In the number guessing game, there are two players, Alice and Bob. Alice announces that she has thought of an integer between 1 and 100 (inclusive), and challenges Bob to guess it. Bob may guess any number from 1 to 100, and Alice will tell him whether his guess is correct; if it is not correct, she will tell him (truthfully) either that her number is higher than his guess, or that it is lower.

One possible strategy that Bob can employ that guarantees he will eventually win is simply guessing every integer from 1 to 100 in turn. First Bob says "1" and (for example) Alice replies "Higher". Then Bob says "2" and again Alice replies "Higher", and so on. Eventually Bob says "40" and Alice says "Correct", and the game is over. While this strategy is simple and correct, it may require up to 100 guesses to finish the game.

However, there is a much cleverer strategy. Initially, Bob knows the number lies somewhere between 1 and 100. He guesses a number close to the middle of this range; say, 50. Alice replies, "Lower". Now Bob knows the number lies in the range 1 to 49, so again he picks a number close to the middle of the range, say, 25. Alice replies, "Higher", and the range has now been narrowed to 26 to 49. In this way, in every step, Bob will narrow the range to half its previous size. Eventually, either Bob will guess the number correctly, or there will only be one number left in the range, which must be Alice's number. Furthermore, this strategy will take at most 7 steps, because 100 halved 7 times is less than one. In general, the number of steps it takes Bob to find an integer between 1 and N is at most about \log_2 N, whereas the naive "linear search" strategy introduced earlier may require up to N steps. We see that the bisection strategy, or binary search, is a vast improvement over the linear search.

Furthermore, binary search is the best possible strategy at Bob's disposal. This is because Bob asks a series of questions and gets a reply of "Higher" or "Lower" to each one except the last (which is always "Correct"), and based on this information alone must determine the number; so the total number of possible answers that Bob can determine is at most the number of such sequences, which is approximately 2^N if the length is limited to N questions; so no strategy that asks less than \log_2 N questions can guarantee being able to guess all possible N answers.

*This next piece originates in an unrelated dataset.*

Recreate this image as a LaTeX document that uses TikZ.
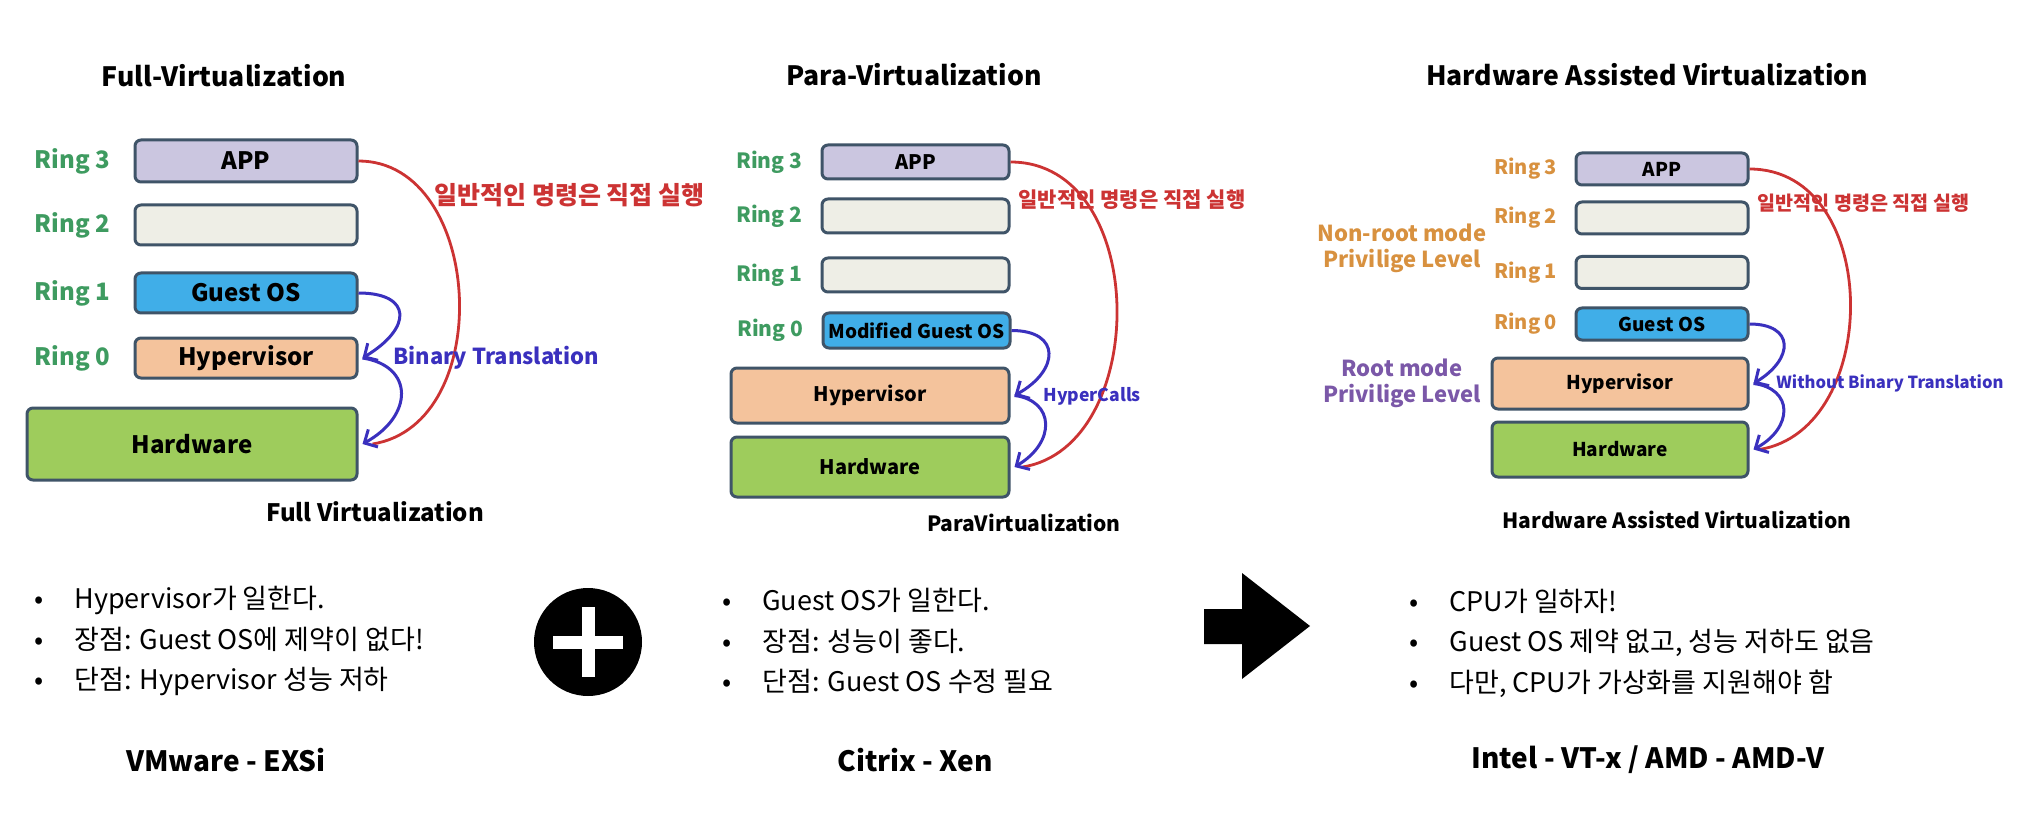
\documentclass[tikz,border=0pt]{standalone}
\usepackage{fontspec}
\setmainfont{Noto Sans CJK KR}
\usetikzlibrary{arrows.meta, positioning}
\definecolor{virtgreen}{HTML}{3E9B60}
\definecolor{virtorange}{HTML}{D8913F}
\definecolor{virtpurple}{HTML}{7B58A8}
\definecolor{virtred}{HTML}{CC3333}
\definecolor{virtblue}{HTML}{3A30BE}
\definecolor{virtedge}{HTML}{3F5468}
\definecolor{appfill}{HTML}{CBC6E0}
\definecolor{emptyfill}{HTML}{EEEEE6}
\definecolor{osfill}{HTML}{40AEE8}
\definecolor{hypfill}{HTML}{F4C39C}
\definecolor{hwfill}{HTML}{9ECC5C}
\newcommand{\fsz}[1]{\fontsize{#1}{#1}\selectfont}
\newcommand{\bul}[1]{\makebox[20pt][l]{\textbullet}#1}
\tikzset{
  layer/.style={rectangle, rounded corners=3pt, draw=virtedge, line width=1.5pt,
                align=center, inner sep=0pt},
  appbox/.style={layer, fill=appfill},
  emptybox/.style={layer, fill=emptyfill},
  osbox/.style={layer, fill=osfill},
  hypbox/.style={layer, fill=hypfill},
  hwbox/.style={layer, fill=hwfill},
  ring/.style={inner sep=0pt, text=virtgreen},
  ringo/.style={ring, text=virtorange},
  heading/.style={inner sep=0pt, font=\fsz{13.3}\bfseries},
  direct/.style={draw=virtred, line width=1.4pt},
  trap/.style={draw=virtblue, line width=1.5pt,
               -{Straight Barb[length=5pt, width=10pt, line width=1.5pt]}},
  redlbl/.style={anchor=west, inner sep=0pt, text=virtred},
  bluelbl/.style={anchor=west, inner sep=0pt, text=virtblue},
  bullets/.style={anchor=west, align=left, inner sep=0pt, font=\fontsize{13.5}{20.3}\selectfont},
  vendor/.style={inner sep=0pt, font=\fsz{14}\bfseries},
}

\begin{document}
\begin{tikzpicture}[x=0.5pt, y=-0.5pt]
  \useasboundingbox[fill=white] (0,0) rectangle (2024,834);

  % full virtualization
  \node[heading] (t1) at (224,76) {Full-Virtualization};
  \begin{scope}[font=\fsz{12}\bfseries]
    \node[appbox, minimum width=111pt, minimum height=21pt] (app1) at (246,161) {APP};
    \node[emptybox, minimum width=111pt, minimum height=20pt] (ept1) at (246,225) {};
    \node[osbox, minimum width=111pt, minimum height=20pt] (gos1) at (246,293) {Guest OS};
    \node[hypbox, minimum width=111pt, minimum height=20pt] (hyp1) at (246,358) {Hypervisor};
    \node[hwbox, minimum width=165pt, minimum height=36pt] (hw1) at (192,444) {Hardware};
    \node[ring, left=11.5pt of app1] (r13) {Ring 3};
    \node[ring, left=11.5pt of ept1] (r12) {Ring 2};
    \node[ring, left=11.5pt of gos1] (r11) {Ring 1};
    \node[ring, left=11.5pt of hyp1] (r10) {Ring 0};
  \end{scope}
  \draw[direct] (app1.east) .. controls +(125,0) and +(125,-20) .. ([xshift=7pt]hw1.east);
  \draw[trap] (gos1.east) .. controls +(54,0) and +(50,-30) .. ([xshift=2pt]hyp1.east);
  \draw[trap] ([xshift=2pt]hyp1.east) .. controls +(52,8) and +(51,-28) .. ([xshift=2pt]hw1.east);
  \node[redlbl, font=\fsz{12.5}\bfseries] (d1) at (434,195) {일반적인 명령은 직접 실행};
  \node[bluelbl, font=\fsz{11}\bfseries] (b1) at (393,358) {Binary Translation};
  \node[inner sep=0pt, font=\fsz{12}\bfseries] (c1) at (375,512) {Full Virtualization};

  % para virtualization
  \node[heading] (t2) at (914,75) {Para-Virtualization};
  \begin{scope}[font=\fsz{10}\bfseries]
    \node[appbox, minimum width=93.5pt, minimum height=17pt] (app2) at (915.5,162) {APP};
    \node[emptybox, minimum width=93.5pt, minimum height=17pt] (ept2) at (915.5,216) {};
    \node[emptybox, minimum width=93.5pt, minimum height=17pt] (eptb2) at (915.5,275) {};
    \node[osbox, minimum width=93.5pt, minimum height=17.5pt, font=\fsz{9.5}\bfseries] (mgos) at (916.5,330.5) {Modified Guest OS};
    \node[hypbox, minimum width=139pt, minimum height=27.5pt] (hyp2) at (870,395.5) {Hypervisor};
    \node[hwbox, minimum width=139pt, minimum height=30pt] (hw2) at (870,467) {Hardware};
    \node[ring, left=9pt of app2, font=\fsz{10.5}\bfseries] (r23) {Ring 3};
    \node[ring, left=9pt of ept2, font=\fsz{10.5}\bfseries] (r22) {Ring 2};
    \node[ring, left=9pt of eptb2, font=\fsz{10.5}\bfseries] (r21) {Ring 1};
    \node[ring, left=9pt of mgos, font=\fsz{10.5}\bfseries] (r20) {Ring 0};
  \end{scope}
  \draw[direct] (app2.east) .. controls +(140,0) and +(128,-20) .. ([xshift=6pt]hw2.east);
  \draw[trap] (mgos.east) .. controls +(50,0) and +(45,-25) .. ([xshift=2pt]hyp2.east);
  \draw[trap] ([xshift=2pt]hyp2.east) .. controls +(40,5) and +(42,-25) .. ([xshift=2pt]hw2.east);
  \node[redlbl, font=\fsz{10.5}\bfseries] (d2) at (1018,200) {일반적인 명령은 직접 실행};
  \node[bluelbl, font=\fsz{8.8}\bfseries] (b2) at (1043,396) {HyperCalls};
  \node[inner sep=0pt, font=\fsz{10.5}\bfseries] (c2) at (1024,523) {ParaVirtualization};

  % hardware assisted virtualization
  \node[heading] (t3) at (1647,75) {Hardware Assisted Virtualization};
  \begin{scope}[font=\fsz{9.5}\bfseries]
    \node[appbox, minimum width=86pt, minimum height=16pt] (app3) at (1662,169) {APP};
    \node[emptybox, minimum width=86pt, minimum height=16pt] (ept3) at (1662,218) {};
    \node[emptybox, minimum width=86pt, minimum height=16pt] (eptb3) at (1662,272.5) {};
    \node[osbox, minimum width=86pt, minimum height=16pt] (gos3) at (1662,324) {Guest OS};
    \node[hypbox, minimum width=128pt, minimum height=25.5pt] (hyp3) at (1620,383.5) {Hypervisor};
    \node[hwbox, minimum width=128pt, minimum height=27.5pt] (hw3) at (1620,449.5) {Hardware};
    \node[ringo, left=8.5pt of app3, font=\fsz{10}\bfseries] (r33) {Ring 3};
    \node[ringo, left=8.5pt of ept3, font=\fsz{10}\bfseries] (r32) {Ring 2};
    \node[ringo, left=8.5pt of eptb3, font=\fsz{10}\bfseries] (r31) {Ring 1};
    \node[ringo, left=8.5pt of gos3, font=\fsz{10}\bfseries] (r30) {Ring 0};
  \end{scope}
  \node[align=center, inner sep=0pt, text=virtorange, font=\fontsize{11}{13}\selectfont\bfseries] (nonroot) at (1402,248) {Non-root mode\\Privilige Level};
  \node[align=center, inner sep=0pt, text=virtpurple, font=\fontsize{11}{13}\selectfont\bfseries] (root) at (1402,383) {Root mode\\Privilige Level};
  \draw[direct] (app3.east) .. controls +(133,0) and +(123,-20) .. ([xshift=5pt]hw3.east);
  \draw[trap] (gos3.east) .. controls +(45,0) and +(41,-25) .. ([xshift=2pt]hyp3.east);
  \draw[trap] ([xshift=2pt]hyp3.east) .. controls +(40,5) and +(40,-22) .. ([xshift=2pt]hw3.east);
  \node[redlbl, font=\fsz{9.8}\bfseries] (d3) at (1757,203) {일반적인 명령은 직접 실행};
  \node[bluelbl, font=\fsz{8.3}\bfseries] (b3) at (1776,383) {Without Binary Translation};
  \node[inner sep=0pt, font=\fsz{10.5}\bfseries] (c3) at (1677,520) {Hardware Assisted Virtualization};

  % summaries
  \node[bullets] (s1) at (34,641) {\bul{Hypervisor가 일한다.}\\\bul{장점: Guest OS에 제약이 없다!}\\\bul{단점: Hypervisor 성능 저하}};
  \node[bullets] (s2) at (722,641) {\bul{Guest OS가 일한다.}\\\bul{장점: 성능이 좋다.}\\\bul{단점: Guest OS 수정 필요}};
  \node[bullets] (s3) at (1409,643) {\bul{CPU가 일하자!}\\\bul{Guest OS 제약 없고, 성능 저하도 없음}\\\bul{다만, CPU가 가상화를 지원해야 함}};

  \node[circle, fill=black, minimum size=54pt, inner sep=0pt] (plus) at (588,642) {};
  \fill[white] ([shift={(-17.5pt,-3.25pt)}]plus.center) rectangle ([shift={(17.5pt,3.25pt)}]plus.center);
  \fill[white] ([shift={(-3.25pt,-17.5pt)}]plus.center) rectangle ([shift={(3.25pt,17.5pt)}]plus.center);
  \fill[black] (1204,609) -- (1242,609) -- (1242,573) -- (1310,626) -- (1242,679) -- (1242,644) -- (1204,644) -- cycle;

  \node[vendor] (v1) at (226,760) {VMware - EXSi};
  \node[vendor] (v2) at (915,760) {Citrix - Xen};
  \node[vendor] (v3) at (1648,760) {Intel - VT-x / AMD - AMD-V};
\end{tikzpicture}
\end{document}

Finding an element in an array[edit]

In the most commonly encountered variation of binary search, we are given a zero-indexed array A of size n that is sorted in ascending order, along with some value c. There are two slightly different variations on what we wish to do:

  • Lower bound: Here are two equivalent formulations:
  1. Find the first index into A where we could insert a new element of value c without violating the ascending order.
  2. If there is an element in A with value greater than or equal to c, return the index of the first such element; otherwise, return n. In other words, return \min\{i\,|\,A_i \geq c\}, or n if that set is empty.
  • Upper bound:
  1. Find the last index into A where we could insert a new element of value c without violating the ascending order.
  2. If there is an element in A with value strictly greater than to c, return the index of the first such element; otherwise, return n. In other words, return \min\{i\,|\,A_i > c\}, or n if that set is empty.

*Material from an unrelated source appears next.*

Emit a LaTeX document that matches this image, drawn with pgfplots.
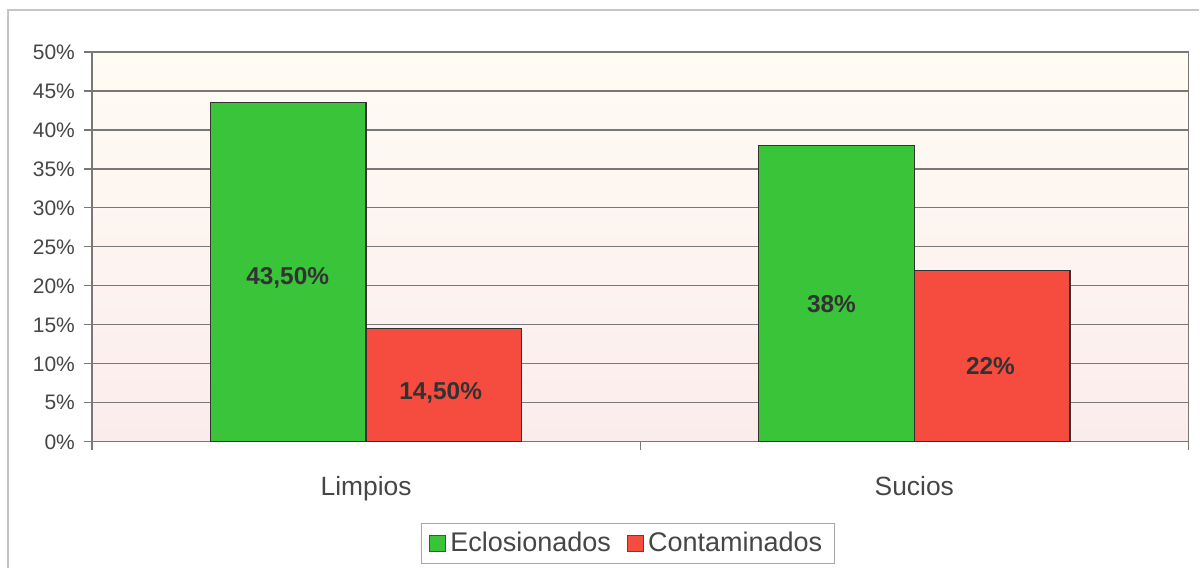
\documentclass[border=0pt]{standalone}
\usepackage{pgfplots}
\pgfplotsset{compat=1.18}
\usepackage{fontspec}
\setmainfont{Liberation Sans}
\definecolor{barG}{RGB}{58,196,58}
\definecolor{barR}{RGB}{246,76,64}
\definecolor{txt}{RGB}{70,70,70}
\definecolor{gridc}{RGB}{120,120,120}
\begin{document}
\begin{tikzpicture}[x=1pt,y=1pt]
\path[fill=white] (0,0) rectangle (600,284);
\draw[gray!45, line width=0.6pt] (4,0) -- (4,279) -- (600,279);
\begin{axis}[
  at={(46pt,63pt)}, anchor=south west,
  scale only axis, width=548.5pt, height=195pt,
  ybar=0pt, bar width=0.284,
  xmin=-0.5, xmax=1.5, ymin=0, ymax=50,
  xtick={0,1}, xticklabels={Limpios,Sucios},
  minor xtick={-0.5,0.5,1.5},
  xtick pos=bottom, ytick pos=left,
  ytick={0,5,...,50},
  yticklabel={\pgfmathprintnumber{\tick}\%},
  /pgf/number format/assume math mode=true,
  major x tick style={draw=none},
  tick align=outside,
  minor tick length=4pt, major tick length=4pt,
  tick style={gridc, line width=0.6pt},
  ymajorgrids, grid style={gridc, line width=0.6pt},
  axis line style={gridc, line width=0.6pt},
  axis background/.style={shade, top color={rgb,255:red,255;green,252;blue,244}, bottom color={rgb,255:red,251;green,236;blue,236}},
  yticklabel style={font=\fontsize{10.5}{12}\selectfont, text=txt, xshift=-1pt},
  xticklabel style={font=\fontsize{13.2}{15}\selectfont, text=txt, yshift=-10pt},
  legend style={at={(axis description cs:0.4886,-0.2615)}, anchor=center,
    legend columns=2, draw=gray!70, line width=0.5pt, fill=white,
    font=\fontsize{13.5}{15}\selectfont, text=txt,
    inner xsep=4pt, inner ysep=2.5pt,
    /tikz/every even column/.append style={column sep=6pt}},
  legend image code/.code={\draw[#1, draw=black!70, line width=0.6pt] (0pt,-4pt) rectangle (8pt,4pt);},
]
\addplot[fill=barG, draw=black!80, line width=0.7pt] coordinates {(0,43.5) (1,38)};
\addplot[fill=barR, draw=black!80, line width=0.7pt] coordinates {(0,14.5) (1,22)};
\legend{Eclosionados,Contaminados}
\node[font=\bfseries\fontsize{12.2}{14}\selectfont, text={rgb,255:red,50;green,50;blue,50}] at (axis cs:-0.143,21.0) {43,50\%};
\node[font=\bfseries\fontsize{12.2}{14}\selectfont, text={rgb,255:red,50;green,50;blue,50}] at (axis cs:0.136,6.3) {14,50\%};
\node[font=\bfseries\fontsize{12.2}{14}\selectfont, text={rgb,255:red,50;green,50;blue,50}] at (axis cs:0.849,17.7) {38\%};
\node[font=\bfseries\fontsize{12.2}{14}\selectfont, text={rgb,255:red,50;green,50;blue,50}] at (axis cs:1.139,9.7) {22\%};
\end{axis}
\end{tikzpicture}
\end{document}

The following properties then hold:

  • If there is no i such that A_i = c, then the lower bound and upper bound will be the same; they will both point to the first element in A that is greater than c.
  • If c is larger than all elements in A, then the lower and upper bounds will both be n.
  • If there is at least one element A with value c, then the lower bound will be the index of the first such element, and the upper bound will be the index of the element just after the last such element. Hence [lower bound, upper bound) is a half-open interval that represents the range of indices into A that refer to elements with value c.
  • The element immediately preceding the lower bound is the last element with value less than c, if this exists, or the hypothetical element at index -1, otherwise.
  • The element immediately preceding the upper bound is the last element with value less than or equal to c, if this exists, or the hypothetical element at index -1, otherwise.

Of course, sometimes you only care whether the exact value c you are seeking can be found in the array at all; but this is just a special case of lower bound.

Both lower bound and upper bound can easily be found by iterating through the array from beginning to end, which takes O(n) comparisons and hence O(n) time if the elements of the array are simple scalar variables that take O(1) time to compare. However, because the array is sorted, we can do better than this. We begin with the knowledge that the element we seek might be anywhere in the array, or it could be "just past the end". Now, examine an element near the centre of the array. If this is less than the element we seek, we know the element we seek must be in the second half of the array. If it is greater, we know the element we seek must be in the first half. Thus, by making one comparison, we cut the range under consideration into half. It follows that after O(\log n) comparisons, we will be able to locate either the upper bound or the lower bound as we desire.

Implementation[edit]

However, implementation tends to be tricky, and even experienced programmers can introduce bugs when writing binary search. Correct reference implementations are given below in C:

/* n is the size of the int[] array A. */
int lower_bound(int A[], int n, int c)
{
    int l = 0;
    int r = n;
    while (l < r)
    {
        int m = (l+r)/2;     /* Rounds toward zero. */
        if (A[m] < c)
            l = m+1;
        else
            r = m;
    }
    return l;
}
 
int upper_bound(int A[], int n, int c)
{
    int l = 0;
    int r = n;
    while (l < r)
    {
        int m = (l+r)/2;
        if (A[m] <= c)       /* Note use of <= instead of <. */
            l = m+1;
        else
            r = m;
    }
    return l;
}

Proof of correctness[edit]

We prove that lower_bound above is correct. The proof for upper_bound is very similar.

We claim the invariant that, immediately before and after each iteration of the while loop:

  1. The index we are seeking is at least l.
  2. The index we are seeking is at most r.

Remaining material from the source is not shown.